Che i periodici allarmi in materia di fiscalità immobiliare lanciati dalle rappresentanze della proprietà immobiliare e dalle associazioni di categoria degli immobiliaristi abbiano precisi fondamenti, non è un mistero. Ma vedere nero su bianco i dati dell’imposizione sul mattone desta comunque una certa impressione. Non è piacevole, infatti, denotare che su tutto il patrimonio immobiliare presente in Italia (case, uffici, negozi, capannoni, etc.) grava un carico fiscale che nel 2016 è stato di 40,2 miliardi di euro. Certo, rispetto al 2015 il gettito è sceso di 3,7 miliardi, in particolar modo grazie all’eliminazione della Tasi sulla prima casa. Pur tuttavia il fardello appare pesante. E per l’anno 2017 che volge al termine i dati non dovrebbero essere migliori.
A darne conto è l’Ufficio studi della Cgia di Mestre, che è giunto a questo importo sommando i 9,1 miliardi di euro di gettito riconducibili alla redditività degli immobili (Irpef, Ires, imposta di registro/bollo e cedolare secca), i 9,9 miliardi di euro riferiti al trasferimento degli immobili (Iva, imposta di registro/bollo, imposta ipotecaria/catastale, imposta sulle successioni e sulle donazioni) e i 21,2 miliardi di euro riconducibili al possesso dell’immobile (Imu, imposta di scopo e Tasi).
Per l’anno in corso non sono previste grosse novità. Sul fronte del prelievo legato al possesso dell’immobile, infatti, per il 2017 (e anche per il 2018) il Governo ha per fortuna deciso di bloccare qualsiasi eventuale aumento delle tasse locali (come l’Imu o la Tasi).

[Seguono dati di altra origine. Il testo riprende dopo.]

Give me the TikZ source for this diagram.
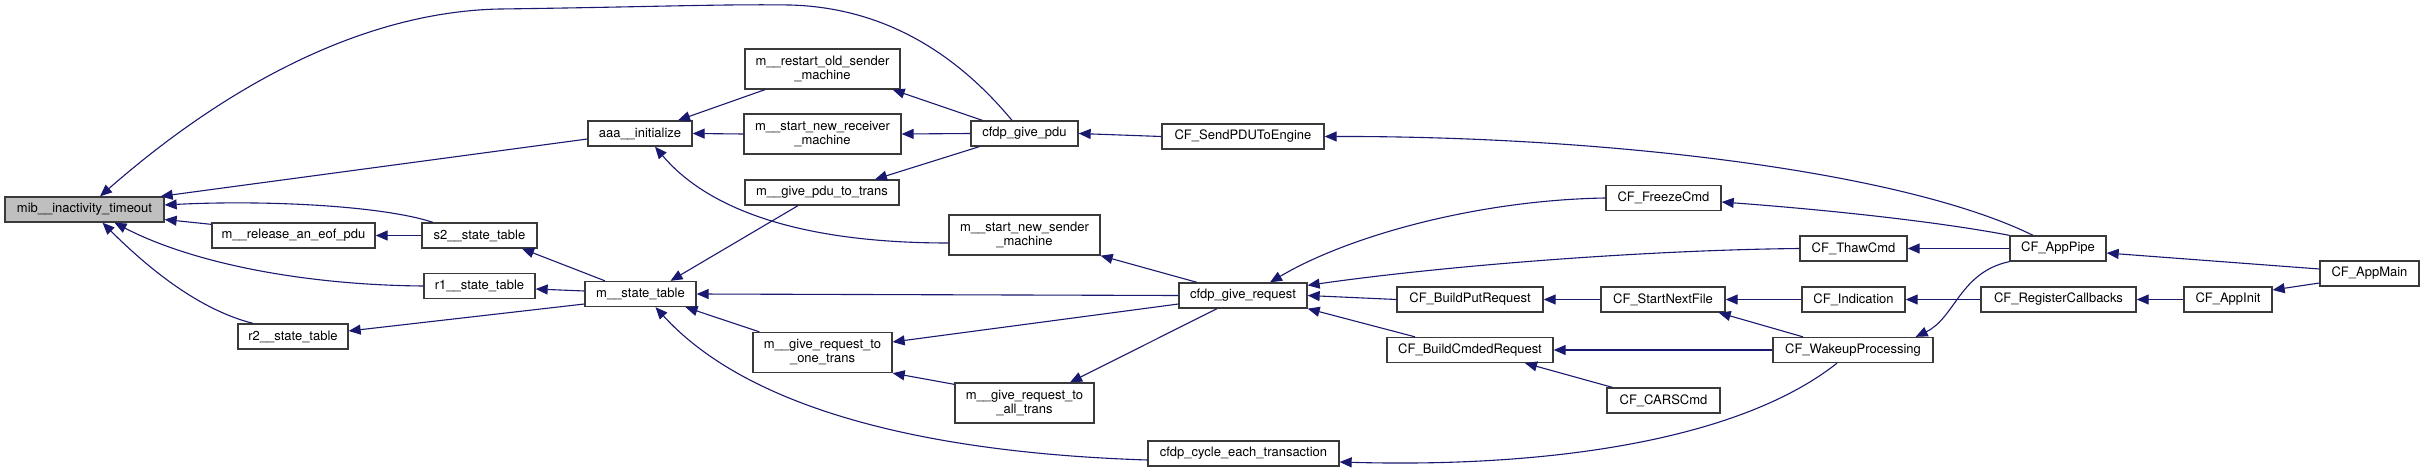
\documentclass[tikz,border=0pt]{standalone}
\usepackage{fontspec}
\setmainfont{TeX Gyre Heros}
\usepackage{tikz}
\usetikzlibrary{arrows.meta}
\definecolor{dedge}{HTML}{191970}
\definecolor{dborder}{HTML}{3A3A3A}
\definecolor{dfocus}{HTML}{BFBFBF}
\tikzset{
  fn/.style={draw=dborder, fill=white, line width=1.3pt, minimum height=25pt,
             inner sep=2pt, align=center, font=\fontsize{13}{14}\selectfont},
  fnfocus/.style={fn, fill=dfocus},
  fntwo/.style={fn, minimum height=40pt},
  carr/.style={{Triangle[length=12pt,width=10pt]}-, dedge, line width=1.1pt},
}

\begin{document}
\begin{tikzpicture}[x=1pt, y=-1pt]
  \path[use as bounding box, fill=white] (0,0) rectangle (2424,473);

  % column 1-2
  \node[fnfocus, minimum width=159pt] (mib) at (84.5,209.5) {mib\_\_inactivity\_timeout};
  \node[fn, minimum width=163pt] (rel) at (293.5,235.5) {m\_\_release\_an\_eof\_pdu};
  \node[fn, minimum width=110pt] (r2) at (293,336.5) {r2\_\_state\_table};

  % column 3
  \node[fn, minimum width=115pt] (s2) at (479.5,235.5) {s2\_\_state\_table};
  \node[fn, minimum width=111pt] (r1) at (479.5,286) {r1\_\_state\_table};

  % column 4
  \node[fn, minimum width=104pt] (aaa) at (640,133.5) {aaa\_\_initialize};
  \node[fn, minimum width=111pt] (mst) at (640.5,294) {m\_\_state\_table};

  % column 5
  \node[fntwo, minimum width=155pt] (rosm) at (822.5,69) {m\_\_restart\_old\_sender\\\_machine};
  \node[fntwo, minimum width=157pt] (snrm) at (822.5,134) {m\_\_start\_new\_receiver\\\_machine};
  \node[fn, minimum width=154pt] (gptt) at (822,192.5) {m\_\_give\_pdu\_to\_trans};
  \node[fntwo, minimum width=139pt] (gr1) at (822.5,352.5) {m\_\_give\_request\_to\\\_one\_trans};

  % column 6
  \node[fn, minimum width=107pt] (gpdu) at (1024.5,133.5) {cfdp\_give\_pdu};
  \node[fntwo, minimum width=151pt] (snsm) at (1024.5,235) {m\_\_start\_new\_sender\\\_machine};
  \node[fntwo, minimum width=139pt] (gra) at (1024.5,403) {m\_\_give\_request\_to\\\_all\_trans};

  % column 7
  \node[fn, minimum width=162pt] (send) at (1243,136.5) {CF\_SendPDUToEngine};
  \node[fn, minimum width=128pt] (greq) at (1243,295.5) {cfdp\_give\_request};
  \node[fn, minimum width=191pt] (cyc) at (1243.5,453.5) {cfdp\_cycle\_each\_transaction};

  % column 8-10
  \node[fn, minimum width=146pt] (bput) at (1470,299.5) {CF\_BuildPutRequest};
  \node[fn, minimum width=166pt] (bcmd) at (1470,350) {CF\_BuildCmdedRequest};
  \node[fn, minimum width=115pt] (frz) at (1663.5,198) {CF\_FreezeCmd};
  \node[fn, minimum width=124pt] (snf) at (1663,299.5) {CF\_StartNextFile};
  \node[fn, minimum width=113pt] (cars) at (1663.5,400.5) {CF\_CARSCmd};
  \node[fn, minimum width=107pt] (thaw) at (1853.5,248.5) {CF\_ThawCmd};
  \node[fn, minimum width=103pt] (ind) at (1853.5,299.5) {CF\_Indication};
  \node[fn, minimum width=160pt] (wake) at (1853,350) {CF\_WakeupProcessing};

  % column 11-13
  \node[fn, minimum width=96pt] (pipe) at (2058,248.5) {CF\_AppPipe};
  \node[fn, minimum width=155pt] (reg) at (2058.5,299.5) {CF\_RegisterCallbacks};
  \node[fn, minimum width=88pt] (init) at (2228,299.5) {CF\_AppInit};
  \node[fn, minimum width=99pt] (amain) at (2369.5,273.5) {CF\_AppMain};

  % callers of mib__inactivity_timeout
  \draw[carr] ([xshift=-4pt]mib.north east) -- ([yshift=-5.5pt]aaa.west);
  \draw[carr] ([xshift=15.5pt]mib.north) .. controls (210,100) and (350,12) .. (500,9)
    .. controls (650,7) and (720,4) .. (790,5)
    .. controls (900,8) and (970,70) .. ([xshift=-12.5pt]gpdu.north);
  \draw[carr] ([yshift=4.5pt]mib.east) .. controls (260,200) and (380,205) .. ([xshift=-46.5pt]s2.north);
  \draw[carr] ([yshift=-10pt]mib.east) -- ([yshift=-2pt]rel.north west);
  \draw[carr] ([xshift=30pt]mib.south) .. controls (190,262) and (300,285) .. (r1.west);
  \draw[carr] ([xshift=18pt]mib.south) .. controls (150,270) and (200,310) .. ([xshift=-40pt]r2.north);

  % state tables
  \draw[carr] (rel.east) -- (s2.west);
  \draw[carr] ([xshift=42.5pt]s2.south) -- ([xshift=-35.5pt]mst.north);
  \draw[carr] ([yshift=-3pt]r1.east) -- ([yshift=3pt]mst.west);
  \draw[carr] ([yshift=5.5pt]r2.east) -- ([yshift=-10pt]mst.west);

  % aaa__initialize
  \draw[carr] ([xshift=38pt]aaa.north) -- ([xshift=-57.5pt]rosm.south);
  \draw[carr] (aaa.east) -- (snrm.west);
  \draw[carr] ([xshift=15pt]aaa.south) .. controls (700,200) and (780,243) .. ([yshift=-8pt]snsm.west);

  % m__state_table
  \draw[carr] ([xshift=30pt]mst.north) -- ([xshift=-24pt]gptt.south);
  \draw[carr] (mst.east) -- (greq.west);
  \draw[carr] ([xshift=45pt]mst.south) -- ([xshift=7pt]gr1.north west);
  \draw[carr] ([xshift=15pt]mst.south) .. controls (740,400) and (900,452) .. ([yshift=-6.5pt]cyc.west);

  % cfdp_give_pdu
  \draw[carr] ([xshift=-8pt]rosm.south east) -- ([xshift=12pt]gpdu.north west);
  \draw[carr] (snrm.east) -- (gpdu.west);
  \draw[carr] ([xshift=53pt]gptt.north) -- ([xshift=9pt]gpdu.south west);
  \draw[carr] (gpdu.east) -- (send.west);
  \draw[carr] (send.east) .. controls (1600,136) and (1900,170) .. ([xshift=-25pt]pipe.north);

  % cfdp_give_request
  \draw[carr] (snsm.south east) -- ([xshift=-46pt]greq.north);
  \draw[carr] ([yshift=10.5pt]gr1.east) -- ([yshift=-8.5pt]greq.west);
  \draw[carr] ([xshift=45.5pt]gra.north) -- ([xshift=-26pt]greq.south);
  \draw[carr] (gr1.south east) -- ([yshift=-2pt]gra.north west);
  \draw[carr] ([xshift=27pt]greq.north) .. controls (1350,235) and (1480,200) .. (frz.west);
  \draw[carr] ([yshift=-3pt]greq.north east) .. controls (1450,265) and (1650,250) .. (thaw.west);
  \draw[carr] (greq.east) -- (bput.west);
  \draw[carr] (greq.south east) -- ([xshift=-55pt]bcmd.north);

  % CF_ side
  \draw[carr] (bput.east) -- (snf.west);
  \draw[carr] ([xshift=-7pt]snf.south east) -- ([xshift=-50pt]wake.north);
  \draw[carr] (bcmd.east) -- (wake.west);
  \draw[carr] ([xshift=55pt]bcmd.south) -- ([xshift=6pt]cars.north west);
  \draw[carr] ([yshift=-8.5pt]cyc.east) .. controls (1550,468) and (1740,440) .. ([xshift=-16pt]wake.south);
  \draw[carr] (snf.east) -- (ind.west);
  \draw[carr] ([yshift=-4pt]frz.east) .. controls (1830,210) and (1940,222) .. (pipe.north west);
  \draw[carr] (thaw.east) -- (pipe.west);
  \draw[carr] ([xshift=-18pt]wake.north east) .. controls (1955,318) and (1960,272) .. (pipe.south west);
  \draw[carr] (ind.east) -- (reg.west);
  \draw[carr] (reg.east) -- (init.west);
  \draw[carr] ([yshift=-4.5pt]pipe.east) -- ([yshift=4.5pt]amain.west);
  \draw[carr] ([yshift=9.5pt]init.east) -- ([yshift=-9.5pt]amain.west);
\end{tikzpicture}
\end{document}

“Fino a qualche anno fa – segnala il coordinatore dell’Ufficio studi della Cgia, Paolo Zabeo – l’acquisto di una abitazione o di un immobile strumentale costituiva un investimento. Ora, in particolar modo chi possiede una seconda casa o un capannone, sta vivendo un incubo. Tra Imu, Tasi e Tari, ad esempio, questi edifici sono sottoposti ad un carico fiscale ormai insopportabile”.
Se con l’abolizione della Tasi sulla prima casa i proprietari hanno risparmiato 3,5 miliardi di euro, sugli immobili strumentali, invece, il passaggio dall’Ici all’Imu ha visto raddoppiare il prelievo fiscale. Tra il 2011 – ultimo anno in cui è stata applicata l’Ici – e il 2016 il gettito è passato da 4,9 a 9,7 miliardi di euro. Va comunque sottolineato che rispetto al 2015, nel 2016 il prelievo è diminuito di 530 milioni di euro a seguito dell’eliminazione dell’Imu sugli imbullonati.
“Sebbene sia stata presa qualche misura a favore delle imprese, il quadro generale rimane sconfortante. Mi preme sottolineare – conclude Zabeo – che il capannone non viene ostentato dal titolare dell’azienda come un elemento di ricchezza, bensì come un bene strumentale che serve per produrre valore aggiunto e per creare posti di lavoro, dove la superficie e la cubatura sono funzionali all’attività produttiva esercitata. Accanirsi fiscalmente su questi immobili non ha alcun senso, se non quello di fare cassa, danneggiando però l’economia reale del Paese”.
Tuttavia, la preoccupazione dei proprietari di seconde o terze case e di immobili ad uso economico non concerne solo l’eccessivo prelievo fiscale, ma anche la difficoltà nel pagare le imposte.
“Oltre all’imponente sforzo economico che anche quest’anno i proprietari di immobili saranno chiamati a sostenere – conclude il Segretario della Cgia, Renato Mason – i contribuenti italiani devono sopportare anche un costo aggiuntivo legato alla burocrazia che attanaglia queste operazioni. Secondo una nostra analisi su dati della Banca Mondiale, per pagare le tasse in Italia sono necessarie 238 ore all’anno. Nell’area dell’euro solo il Portogallo e la Slovenia registrano una situazione peggiore della nostra”.